Step 5: Build observability for humans, not just dashboards
Async systems fail slowly and invisibly. Add:
retry_countandlast_errorfields in job status- Clear terminal error categories
- Correlation IDs returned on job creation and echoed in all related events
When a customer says, “My report never arrived,” your support engineer should be able to query a single job ID and see the entire lifecycle.
FAQ
When should you use 202 instead of 201?
Use 201 Created when the resource is fully created during the request. Use 202 Accepted when processing continues after the response and the final outcome is not yet known.
Do you always need webhooks?
No. For low-volume systems or internal tools, polling may be enough. Webhooks become compelling when volume grows, latency matters, or clients cannot afford aggressive polling.

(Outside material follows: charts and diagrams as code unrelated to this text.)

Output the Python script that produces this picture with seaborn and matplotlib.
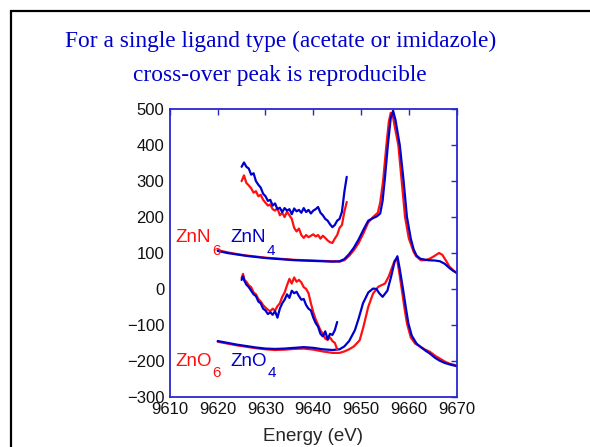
import pandas as pd
import matplotlib.pyplot as plt
import seaborn as sns
from matplotlib.patches import Rectangle

# ZnN main spectra (energy in eV, intensity)
znn_e_red = [9620, 9622, 9624, 9626, 9628, 9630, 9632, 9634, 9636, 9638, 9640, 9642, 9644,
             9645.5, 9646.5, 9647.5, 9648.5, 9649.5, 9650.5, 9651.5, 9652.5, 9653.5, 9654.0,
             9654.6, 9655.3, 9655.8, 9656.2, 9656.6, 9657.0, 9657.8, 9658.5, 9659.2, 9660.0,
             9660.5, 9661.0, 9661.5, 9662.5, 9663.5, 9664.5, 9665.5, 9666.3,
             9667.0, 9667.8, 9668.5, 9669.3, 9670]
znn6_main = [108, 102, 97, 93, 90, 87, 85, 83, 81, 80, 79, 78, 77,
             76, 80, 92, 108, 128, 155, 185, 200, 212, 240,
             300, 400, 465, 490, 485, 455, 400, 300, 200, 140,
             122, 103, 91, 80, 80, 85, 93, 100,
             95, 78, 62, 52, 44]

znn_e_blue = [9620, 9622, 9624, 9626, 9628, 9630, 9632, 9634, 9636, 9638, 9640, 9642, 9644,
              9645.5, 9646.5, 9647.5, 9648.5, 9649.5, 9650.5, 9651.5, 9652.5, 9653.3, 9654.0,
              9654.5, 9655.0, 9655.6, 9656.2, 9656.7, 9657.2, 9658.1, 9658.9, 9659.6, 9660.4,
              9661.0, 9661.6, 9662.4, 9664, 9665.5, 9666.5, 9667.5,
              9668.5, 9669.3, 9670]
znn4_main = [106, 100, 96, 92, 89, 86, 84, 82, 80, 79, 78, 77, 76,
             77, 83, 97, 115, 138, 165, 190, 197, 202, 210,
             245, 310, 400, 475, 496, 470, 400, 300, 200, 140,
             110, 93, 84, 80, 79, 77, 70,
             58, 50, 45]

# ZnO main spectra
zno_e_blue = [9620, 9622, 9624, 9626, 9628, 9630, 9632, 9634, 9636, 9638, 9640, 9642, 9644,
              9645.5, 9646.5, 9647.5, 9648.7, 9649.5, 9650.4, 9651.5, 9652.5, 9653.2, 9653.8,
              9654.5, 9655.5, 9656.3, 9657, 9657.6, 9658.1, 9658.8, 9659.4, 9659.9,
              9660.6, 9661.6, 9662.5, 9663.5, 9664.4, 9665.5, 9666.5, 9667.5, 9668.5, 9670]
zno4_main = [-145, -150, -155, -159, -163, -166, -167, -166, -164, -162, -164, -168, -170,
             -168, -160, -145, -115, -82, -40, -10, 1, 0, -12,
             -22, -5, 35, 75, 91, 55, -3, -55, -96,
             -130, -152, -162, -172, -180, -192, -200, -206, -210, -215]

zno_e_red = [9620, 9622, 9624, 9626, 9628, 9630, 9632, 9634, 9636, 9638, 9640, 9642, 9644,
             9645.5, 9646.5, 9647.5, 9648.5, 9649.7, 9650.5, 9651.5, 9652.5, 9653.6, 9655,
             9655.8, 9656.4, 9657, 9657.5, 9658, 9658.5, 9659.1, 9659.6,
             9660.4, 9661.3, 9662.3, 9663.3, 9664.4, 9665.5, 9666.5, 9667.5, 9668.5, 9670]
zno6_main = [-147, -152, -157, -161, -165, -168, -170, -169, -167, -166, -169, -174, -178,
             -178, -174, -168, -160, -143, -105, -50, -13, 6, 15,
             35, 57, 78, 85, 45, 0, -55, -96,
             -135, -152, -160, -168, -175, -186, -194, -202, -208, -213]

# pre-edge (magnified) traces
pre_e_n = [9625 + 0.5 * i for i in range(45)]
znn4_pre = [340, 352, 340, 335, 318, 322, 300, 290, 282, 265, 258, 245, 248, 232, 238,
            222, 226, 214, 225, 218, 222, 208, 224, 216, 220, 212, 225, 214, 220, 210,
            218, 222, 228, 212, 205, 195, 190, 180, 172, 178, 190, 195, 215, 270, 312]
znn6_pre = [300, 316, 295, 288, 280, 268, 272, 258, 262, 248, 240, 232, 235, 222, 218,
            225, 205, 212, 200, 215, 205, 195, 170, 160, 168, 150, 142, 150, 144, 148,
            152, 146, 150, 140, 148, 142, 135, 130, 128, 140, 150, 170, 178, 215, 242]

pre_e_o = [9625, 9625.3, 9625.6, 9626, 9626.5, 9627, 9627.5, 9628, 9628.5, 9629, 9629.5,
           9630, 9630.5, 9631, 9631.5, 9632, 9632.5, 9633, 9633.5, 9634, 9634.5, 9635,
           9635.5, 9636, 9636.5, 9637, 9637.5, 9638, 9638.5, 9639, 9639.5, 9640, 9640.5,
           9641, 9641.5, 9642, 9642.5, 9643, 9643.5, 9644, 9644.5, 9645]
zno6_pre = [30, 42, 25, 20, 10, 5, -10, -15, -28, -35, -45,
            -52, -58, -62, -55, -60, -48, -40, -22, -10, 10, 28,
            15, 32, 20, 25, 18, 5, 0, -12, -40, -65, -85,
            -100, -115, -125, -138, -142, -135, -145, -150, -168]
zno4_pre = [25, 35, 22, 12, 5, -5, -15, -20, -35, -40, -55,
            -60, -70, -65, -72, -62, -80, -55, -40, -30, -15, -25,
            -5, -12, -8, -20, -30, -28, -45, -55, -60, -80, -95,
            -105, -125, -132, -118, -140, -125, -128, -115, -92]

x_ticks = [9610, 9620, 9630, 9640, 9650, 9660, 9670]
y_ticks = [-300, -200, -100, 0, 100, 200, 300, 400, 500]

RED = '#FF1010'
BLUE = '#0000CC'
AXC = '#2828D0'

sns.set_style("white")
plt.rcParams['font.family'] = ['Liberation Sans', 'DejaVu Sans']

fig = plt.figure(figsize=(5.9, 4.47), dpi=100)
ax = fig.add_axes([0.288, 0.1125, 0.486, 0.643])

traces = [
    (znn_e_red, znn6_main, RED), (znn_e_blue, znn4_main, BLUE),
    (pre_e_n, znn6_pre, RED), (pre_e_n, znn4_pre, BLUE),
    (zno_e_red, zno6_main, RED), (zno_e_blue, zno4_main, BLUE),
    (pre_e_o, zno6_pre, RED), (pre_e_o, zno4_pre, BLUE),
]
for xs, ys, c in traces:
    df = pd.DataFrame({'E': xs, 'I': ys})
    sns.lineplot(data=df, x='E', y='I', color=c, linewidth=1.6, ax=ax,
                 estimator=None, sort=False)

ax.set_xlim(9610, 9670)
ax.set_ylim(-300, 500)
ax.set_xticks(x_ticks)
ax.set_yticks(y_ticks)
ax.set_xlabel('Energy (eV)', fontsize=13.5, labelpad=8)
ax.set_ylabel('')
ax.tick_params(direction='in', length=4, width=1, color=AXC, top=True, right=True,
               labelsize=12, pad=4, labelcolor='#111111')
for sp in ax.spines.values():
    sp.set_color(AXC)
    sp.set_linewidth(1.3)

# sample labels
ax.text(9611.2, 131, 'ZnN', color=RED, fontsize=13.5, va='baseline')
ax.text(9618.9, 95, '6', color=RED, fontsize=11, va='baseline')
ax.text(9622.6, 131, 'ZnN', color=BLUE, fontsize=13.5, va='baseline')
ax.text(9630.2, 95, '4', color=BLUE, fontsize=11, va='baseline')
ax.text(9611.2, -215, 'ZnO', color=RED, fontsize=13.5, va='baseline')
ax.text(9618.9, -244, '6', color=RED, fontsize=11, va='baseline')
ax.text(9622.6, -215, 'ZnO', color=BLUE, fontsize=13.5, va='baseline')
ax.text(9630.4, -244, '4', color=BLUE, fontsize=11, va='baseline')

# slide title
fig.text(0.475, 1 - 46.5 / 447, 'For a single ligand type (acetate or imidazole)',
         ha='center', va='baseline', color='#0000CC', fontsize=16.8, family='Liberation Serif')
fig.text(0.475, 1 - 80.5 / 447, 'cross-over peak is reproducible',
         ha='center', va='baseline', color='#0000CC', fontsize=16.8, family='Liberation Serif')

# slide frame (cut off at right and bottom)
top = 1 - 10.5 / 447
fig.patches.append(Rectangle((10.5 / 590, -0.2), 1.2, top + 0.2,
                             transform=fig.transFigure, fill=False, edgecolor='black',
                             linewidth=1.6))

fig.savefig('out.png', dpi=100)
plt.close(fig)
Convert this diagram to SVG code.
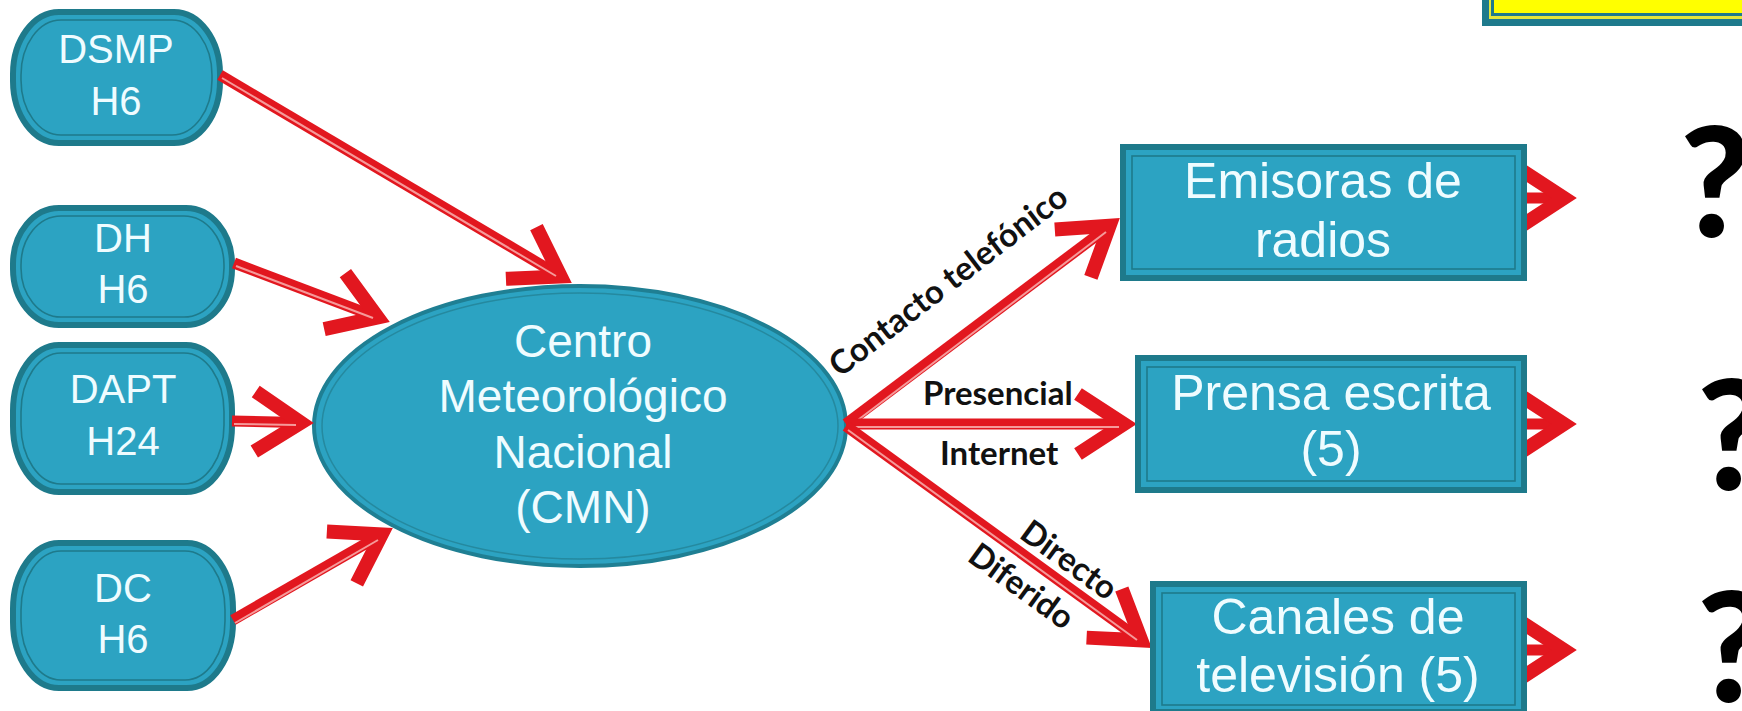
<svg xmlns="http://www.w3.org/2000/svg" width="1742" height="711" viewBox="0 0 1742 711">
<style>
.box{fill:#2ca3c2;stroke:#1e7a8b;stroke-width:6}
.inner{fill:none;stroke:#1e7a8b;stroke-width:1.6}
.t{font-family:"Liberation Sans",Arial,sans-serif;fill:#effcff;text-anchor:middle}
.ts{font-size:40px}
.tm{font-size:46px}
.tb{font-size:50px}
.lbl{font-family:Lato,"Liberation Sans",sans-serif;font-weight:700;font-size:33px;fill:#111}
.q{font-family:Lato,"Liberation Sans",sans-serif;font-weight:900;font-size:152px;fill:#000}
.arr{fill:none;stroke:#e2171f;stroke-width:11}
.stripe{fill:none;stroke:#f59a9a;stroke-width:2}
</style>
<defs>
<marker id="head" markerUnits="userSpaceOnUse" viewBox="-70 -45 90 90" markerWidth="90" markerHeight="90" refX="0" refY="0" orient="auto" overflow="visible">
<path d="M-43,-30 L3,0 L-43,30" fill="none" stroke="#e2171f" stroke-width="14" stroke-linejoin="miter" stroke-miterlimit="10"/>
</marker>
</defs>
<rect width="1742" height="711" fill="#ffffff"/>

<g id="banner">
<rect x="1482" y="-10" width="270" height="36" fill="#1e7a8c"/>
<rect x="1489" y="-10" width="260" height="29" fill="#e4e63a"/>
<rect x="1491" y="-10" width="260" height="26" fill="#1e7a8c"/>
<rect x="1494" y="-10" width="260" height="23" fill="#ffff00"/>
</g>

<g id="n-dsmp">
<rect class="box" x="13" y="12" width="207" height="131" rx="46" ry="62"/>
<rect class="inner" x="21" y="20" width="191" height="115" rx="40" ry="55"/>
<text class="t ts" x="116" y="63">DSMP</text>
<text class="t ts" x="116" y="115">H6</text>
</g>
<g id="n-dh">
<rect class="box" x="13" y="208" width="219" height="117" rx="46" ry="56"/>
<rect class="inner" x="21" y="216" width="203" height="101" rx="40" ry="49"/>
<text class="t ts" x="123" y="252">DH</text>
<text class="t ts" x="123" y="303">H6</text>
</g>
<g id="n-dapt">
<rect class="box" x="13" y="345" width="219" height="147" rx="46" ry="66"/>
<rect class="inner" x="21" y="353" width="203" height="131" rx="40" ry="59"/>
<text class="t ts" x="123" y="403">DAPT</text>
<text class="t ts" x="123" y="455">H24</text>
</g>
<g id="n-dc">
<rect class="box" x="13" y="543" width="220" height="145" rx="46" ry="66"/>
<rect class="inner" x="21" y="551" width="204" height="129" rx="40" ry="59"/>
<text class="t ts" x="123" y="602">DC</text>
<text class="t ts" x="123" y="653">H6</text>
</g>

<g id="n-cmn">
<ellipse cx="580" cy="426" rx="266" ry="140" fill="#2ca3c2" stroke="#1f7f93" stroke-width="4"/>
<ellipse cx="580" cy="426" rx="258" ry="133" fill="none" stroke="#25899f" stroke-width="1.5"/>
<text class="t tm" x="583" y="357">Centro</text>
<text class="t tm" x="583" y="412">Meteorológico</text>
<text class="t tm" x="583" y="468">Nacional</text>
<text class="t tm" x="583" y="523">(CMN)</text>
</g>

<g id="connectors">
<path class="arr" d="M1524,198 L1561,198" marker-end="url(#head)"/>
<path class="arr" d="M1524,424 L1561,424" marker-end="url(#head)"/>
<path class="arr" d="M1524,650 L1561,650" marker-end="url(#head)"/>
<path class="arr" d="M220,75 L558.2,274.9" marker-end="url(#head)"/>
<path class="stripe" d="M222,78 L556,276"/>
<path class="arr" d="M234,263 L375,316.3" marker-end="url(#head)"/>
<path class="stripe" d="M236,266 L373,318"/>
<path class="arr" d="M232,421 L298,422.6" marker-end="url(#head)"/>
<path class="stripe" d="M234,424 L296,425"/>
<path class="arr" d="M233,620 L379.1,536" marker-end="url(#head)"/>
<path class="stripe" d="M235,623 L378,540"/>
<path class="arr" d="M846,424 L1107.2,227.6" marker-end="url(#head)"/>
<path class="stripe" d="M850,426 L1106,232"/>
<path class="arr" d="M846,424 L1121,424" marker-end="url(#head)"/>
<path class="stripe" d="M849,427 L1119,427"/>
<path class="arr" d="M846,426 L1139,638.6" marker-end="url(#head)"/>
<path class="stripe" d="M848,430 L1137,640"/>
</g>

<g id="n-emisoras">
<rect class="box" x="1123" y="147" width="401" height="131"/>
<rect class="inner" x="1132" y="156" width="383" height="113"/>
<text class="t tb" x="1323" y="198">Emisoras de</text>
<text class="t tb" x="1323" y="257">radios</text>
</g>
<g id="n-prensa">
<rect class="box" x="1138" y="358" width="386" height="132"/>
<rect class="inner" x="1147" y="367" width="368" height="114"/>
<text class="t tb" x="1331" y="410">Prensa escrita</text>
<text class="t tb" x="1331" y="466">(5)</text>
</g>
<g id="n-canales">
<rect class="box" x="1153" y="584" width="371" height="128"/>
<rect class="inner" x="1162" y="593" width="353" height="112"/>
<text class="t tb" x="1338" y="634">Canales de</text>
<text class="t tb" x="1338" y="692">televisión (5)</text>
</g>

<g id="labels">
<text class="lbl" transform="translate(840,378) rotate(-37.5)">Contacto telefónico</text>
<text class="lbl" x="923" y="405">Presencial</text>
<text class="lbl" x="940" y="465">Internet</text>
<text class="lbl" transform="translate(1018,537) rotate(36)">Directo</text>
<text class="lbl" transform="translate(966,560) rotate(36)">Diferido</text>
</g>

<g id="questions">
<text class="q" x="1680" y="237">?</text>
<text class="q" x="1697" y="490">?</text>
<text class="q" x="1697" y="702">?</text>
</g>
</svg>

What is the most common design mistake?
Treating retries as edge cases. In asynchronous systems, retries are normal behavior. Design for them explicitly.
Is a formal event standard required?
Not required. It is helpful once multiple teams or services publish and consume events, because consistency reduces integration drift.
Honest Takeaway
Designing asynchronous APIs is mostly about respecting time and uncertainty. If work takes longer than a normal request window, acknowledge that reality. Return 202. Expose a job resource. Make retries safe. Make completion observable.
If you get two things right, you are ahead of most teams: enforce idempotency on the server, and provide a clear, durable way to track or receive completion. Everything else is refinement. Those two decisions determine whether your API feels predictable under pressure or fragile when it matters most.